Tu as merdé, je n’ai pas d’autres mots. Ce Weinstein, tu aurais dû le piéger depuis très longtemps.

Mais bon…tu n’es pas le seul à blâmer, si cela peut te rassurer. Quand on y pense bien, se dire que tout Hollywood, plus au minima le cinéma français étaient au courant …c’est pas très rassurant. C’est encore moins rassurant de savoir qu’il n’est pas le seul à avoir ce genre de comportement.

Alors Ray, qu’est ce qu’on fait maintenant ? On lui refait le dentier sur la cuvette des toilettes ?

Non… j’opterai pour l’option douce et efficace, celle qui laisse des traces : on l’installerait dans une pièce plongée dans le noir et une femme lui susurrait Simone de Beauvoir : « Personne n’est plus arrogant envers les femmes, plus agressif ou méprisant qu’un homme inquiet pour sa virilité. »

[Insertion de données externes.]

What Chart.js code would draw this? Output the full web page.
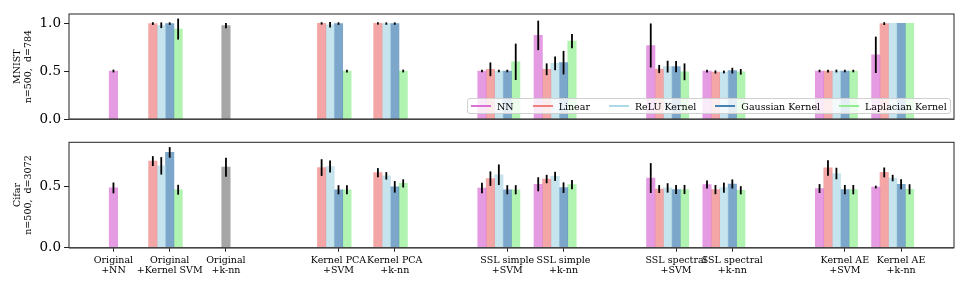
<!DOCTYPE html>
<html>
<head>
<meta charset="utf-8">
<script src="https://cdn.jsdelivr.net/npm/chart.js@4.4.1/dist/chart.umd.min.js"></script>
<style>
  body { margin: 0; background: #fff; }
  #wrap { position: relative; width: 969px; height: 291px; }
  canvas { position: absolute; left: 0; }
  #topChart { top: 0; }
  #botChart { top: 131px; }
  #legend {
    position: absolute; left: 467px; top: 98px; height: 14px;
    padding: 0 3px; border: 1px solid #d0d0d0; border-radius: 3px;
    background: rgba(255,255,255,0.8);
    display: flex; align-items: center; white-space: nowrap;
    font-family: 'DejaVu Serif', serif; font-size: 9.5px; color: #000;
  }
  .item { display: flex; align-items: center; margin-right: 19px; }
  .item:last-child { margin-right: 0; }
  .handle { width: 20px; height: 2px; margin-right: 6px; }
</style>
</head>
<body>
<div id="wrap">
  <canvas id="topChart" width="969" height="131"></canvas>
  <canvas id="botChart" width="969" height="160"></canvas>
  <div id="legend"></div>
</div>
<script>
// --- Data ---
const categories = [
  "Original\n+NN", "Original\n+Kernel SVM", "Original\n+k-nn",
  "Kernel PCA\n+SVM", "Kernel PCA\n+k-nn",
  "SSL simple\n+SVM", "SSL simple\n+k-nn",
  "SSL spectral\n+SVM", "SSL spectral\n+k-nn",
  "Kernel AE\n+SVM", "Kernel AE\n+k-nn",
];
const seriesNames = ["NN", "Linear", "ReLU Kernel", "Gaussian Kernel", "Laplacian Kernel"];

// MNIST, n=500, d=784
const mnistNN        = [0.503, null, null, null, null, 0.503, 0.874, 0.769, 0.503, 0.503, 0.672];
const mnistNNErr     = [0.005, null, null, null, null, 0.004, 0.144, 0.22, 0.005, 0.004, 0.18];
const mnistLinear    = [null, 0.997, null, 0.999, 0.999, 0.521, 0.521, 0.524, 0.493, 0.503, 0.997];
const mnistLinearErr = [null, 0.005, null, 0.003, 0.003, 0.062, 0.052, 0.033, 0.007, 0.005, 0.005];
const mnistRelu      = [null, 0.98, null, 0.985, 0.997, 0.503, 0.583, 0.549, 0.493, 0.503, 1.0];
const mnistReluErr   = [null, 0.02, null, 0.02, 0.003, 0.004, 0.062, 0.052, 0.005, 0.005, 0];
const mnistGauss     = [null, 0.997, null, 0.997, 0.997, 0.503, 0.59, 0.549, 0.507, 0.503, 1.0];
const mnistGaussErr  = [null, 0.004, null, 0.004, 0.003, 0.004, 0.113, 0.05, 0.02, 0.004, 0];
const mnistLap       = [null, 0.94, null, 0.503, 0.503, 0.599, 0.814, 0.495, 0.495, 0.503, 1.0];
const mnistLapErr    = [null, 0.10, null, 0.005, 0.005, 0.18, 0.064, 0.078, 0.02, 0.004, 0];
const mnistRawKnn    = [null, null, 0.976, null, null, null, null, null, null, null, null];
const mnistRawKnnErr = [null, null, 0.017, null, null, null, null, null, null, null, null];

// Cifar, n=500, d=3072
const cifarNN        = [0.49, null, null, null, null, 0.489, 0.52, 0.571, 0.518, 0.485, 0.497];
const cifarNNErr     = [0.037, null, null, null, null, 0.036, 0.05, 0.115, 0.026, 0.029, 0.004];
const cifarLinear    = [null, 0.71, null, 0.657, 0.615, 0.566, 0.563, 0.481, 0.476, 0.654, 0.617];
const cifarLinearErr = [null, 0.033, null, 0.061, 0.03, 0.052, 0.027, 0.025, 0.03, 0.056, 0.033];
const cifarRelu      = [null, 0.671, null, 0.665, 0.589, 0.598, 0.585, 0.49, 0.492, 0.608, 0.571];
const cifarReluErr   = [null, 0.064, null, 0.042, 0.023, 0.077, 0.03, 0.031, 0.034, 0.04, 0.019];
const cifarGauss     = [null, 0.781, null, 0.475, 0.499, 0.475, 0.492, 0.477, 0.522, 0.476, 0.52];
const cifarGaussErr  = [null, 0.036, null, 0.03, 0.04, 0.03, 0.036, 0.03, 0.03, 0.031, 0.034];
const cifarLap       = [null, 0.475, null, 0.475, 0.527, 0.475, 0.517, 0.477, 0.471, 0.476, 0.479];
const cifarLapErr    = [null, 0.033, null, 0.03, 0.026, 0.03, 0.031, 0.03, 0.026, 0.031, 0.034];
const cifarRawKnn    = [null, null, 0.66, null, null, null, null, null, null, null, null];
const cifarRawKnnErr = [null, null, 0.07, null, null, null, null, null, null, null, null];

// --- Styles ---
const BAR_W = 0.15;
const lineColors = ["#DA70D6", "#F08080", "#ADD8E6", "#4682B4", "#90EE90", "#808080"];
const fillColors = lineColors.map(c => {
  const n = parseInt(c.slice(1), 16);
  return `rgba(${n >> 16},${(n >> 8) & 255},${n & 255},0.7)`;
});

Chart.defaults.font.family = "'DejaVu Serif', serif";
Chart.defaults.color = "#000";

// --- x slots: one blank slot between method families ---
const slots = [];
let slot = 0;
categories.forEach((c, i) => {
  if (i > 0 && c.split("\n")[0] !== categories[i - 1].split("\n")[0]) slot++;
  slots.push(slot++);
});

function buildDatasets(vals, errs) {
  return vals.map((series, k) => ({
    label: k < seriesNames.length ? seriesNames[k] : "k-nn (raw)",
    data: series.map((v, i) => {
      if (v == null) return null;
      const n = vals.filter(s => s[i] != null).length;
      const off = n === 1 ? 0 : (k - 3) * BAR_W;
      return { x: slots[i] + off, y: v, err: errs[k][i] };
    }).filter(Boolean),
    backgroundColor: fillColors[k],
    borderWidth: 0,
    grouped: false,
    barPercentage: 1,
    categoryPercentage: 1,
  }));
}

// --- error bars + axes frame ---
const errorBars = {
  id: "errorBars",
  afterDatasetsDraw(chart) {
    const { ctx, scales: { y } } = chart;
    ctx.save();
    ctx.strokeStyle = "#000";
    ctx.lineWidth = 1.8;
    ctx.lineCap = "square";
    chart.data.datasets.forEach((ds, di) => {
      chart.getDatasetMeta(di).data.forEach((bar, j) => {
        const p = ds.data[j];
        if (!p || !p.err) return;
        ctx.beginPath();
        ctx.moveTo(bar.x, y.getPixelForValue(p.y - p.err));
        ctx.lineTo(bar.x, y.getPixelForValue(p.y + p.err));
        ctx.stroke();
      });
    });
    const a = chart.chartArea;
    ctx.lineCap = "butt";
    ctx.lineWidth = 1;
    ctx.strokeStyle = "#222";
    ctx.strokeRect(a.left, a.top, a.right - a.left, a.bottom - a.top);
    ctx.lineWidth = 1.6;
    ctx.strokeStyle = "#444";
    ctx.beginPath();
    ctx.moveTo(a.left, a.bottom);
    ctx.lineTo(a.right, a.bottom);
    ctx.stroke();
    ctx.restore();
  },
};

function makeChart(id, datasets, yMax, yTitle, showX, padding) {
  return new Chart(document.getElementById(id), {
    type: "bar",
    data: { datasets },
    plugins: [errorBars],
    options: {
      responsive: false,
      animation: false,
      devicePixelRatio: 1,
      layout: { padding },
      plugins: { legend: { display: false }, tooltip: { enabled: false } },
      scales: {
        x: {
          type: "linear",
          min: -0.79,
          max: 14.94,
          offset: false,
          display: showX,
          afterBuildTicks: ax => { ax.ticks = slots.map(v => ({ value: v })); },
          afterFit: ax => { ax.height = showX ? 43.3 : 0; },
          ticks: {
            autoSkip: false,
            maxRotation: 0,
            padding: 4,
            font: { size: 9.5, lineHeight: 1.05 },
            callback: (v, i) => categories[i].split("\n"),
          },
          grid: { offset: false, drawOnChartArea: false, tickLength: 4, color: "#222" },
          border: { display: false },
        },
        y: {
          min: 0,
          max: yMax,
          afterFit: ax => { ax.width = 69; },
          ticks: {
            stepSize: 0.5,
            includeBounds: false,
            padding: 3,
            font: { size: 13.5 },
            callback: v => v.toFixed(1),
          },
          grid: { drawOnChartArea: false, tickLength: 5, color: "#222" },
          border: { display: false },
          title: {
            display: true,
            text: yTitle,
            font: { size: 9.5, lineHeight: 1.2 },
            padding: { top: 11.8, bottom: 0 },
          },
        },
      },
    },
  });
}

makeChart("topChart",
  buildDatasets([mnistNN, mnistLinear, mnistRelu, mnistGauss, mnistLap, mnistRawKnn],
                [mnistNNErr, mnistLinearErr, mnistReluErr, mnistGaussErr, mnistLapErr, mnistRawKnnErr]),
  1.097, ["MNIST", "n=500,  d=784"], false,
  { top: 14, right: 15, bottom: 11.7, left: 0 });

makeChart("botChart",
  buildDatasets([cifarNN, cifarLinear, cifarRelu, cifarGauss, cifarLap, cifarRawKnn],
                [cifarNNErr, cifarLinearErr, cifarReluErr, cifarGaussErr, cifarLapErr, cifarRawKnnErr]),
  0.864, ["Cifar", "n=500,  d=3072"], true,
  { top: 11.3, right: 15, bottom: 0, left: 0 });

// --- Legend ---
document.getElementById("legend").innerHTML = seriesNames.map((name, k) => `
  <div class="item"><span class="handle" style="background:${lineColors[k]}"></span>${name}</div>
`).join("");
</script>
</body>
</html>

On peut s’attendre à ce qu’il craque et qu’il lâche un vulgaire et classique « Viens Salope, je vais te montrer la taille de ma bite ».

Bon. A ce moment-là, faudra lâcher les chiens.

Passons Ray, passons…tu ne peux plus rien faire dans cette affaire et tu ne pourras malheureusement rien faire dans les suivantes.

De toute façon, nous avons décidé de nous rebeller. Mieux nous dénonçons.

Désormais, j’espère qu’un homme s’abstiendra de caresser ma cuisse dans le métro et de tenter de mesurer le contour de mon fessier.

J’espère ne plus voir une femme, jeune ou moins jeune, se faire coincer contre les parois du métro par deux hommes transpirants.

J’espère ne plus avoir à regarder droit dans les yeux ceux qui sont offusqués de m’entendre dénoncer un comportement déviant.

J’espère ne plus avoir à expliquer à des contrôleurs et agents de maitrise de la SNCF que leurs blagues douteuses pendant le trajet ont leurs limites.

J’espère ne plus avoir à croiser ces hommes qui humectent leurs lèvres en me regardant avec leur regard salace.

J’espère que les femmes supporteront enfin leurs amies victimes. Que plus jamais la question « Mais peut-être as tu fait ou dis quelque chose qui lui laissait penser que… » ne sera entendue.

J’espère que désormais, les pères, frères, amis agiront en protecteurs et non en juges.

Bref, Ray, il est grand temps que tu prennes ta place de héros. Mon héros.

J’ai pensé que ta seule présence à mes cotés suffirait à glacer le sang des prédateurs. Tu pourrais être mon ombre, assez en retrait pour surveiller de loin et assez prêt pour réagir en une fraction de seconde.

Aucun dérapage ne serait permis entre nous. Je sais, ça ne sera pas facile, mon sex-appeal est à son apogée mais ma libido est pathétiquement au point mort.

 Et il y eut cette soirée dans un bar.

Un homme n’avait pas remarqué, de toute évidence, que je discutais avec deux amies, et qu’en aucun cas ma tête s’était transformée en tour de contrôle pour repérer un éventuel mâle. Je le répète : libido au point mort.

Il m’a importuné une fois.

Il a récidivé. Abruti.

Je l’ai giflé.

Il fut étonné.

Ça m’a agacée.

Je l’ai giflé une seconde fois.

Alors voilà, Ray, je n’ai plus besoin de toi. Je voulais un héros. Je suis devenue une héroïne.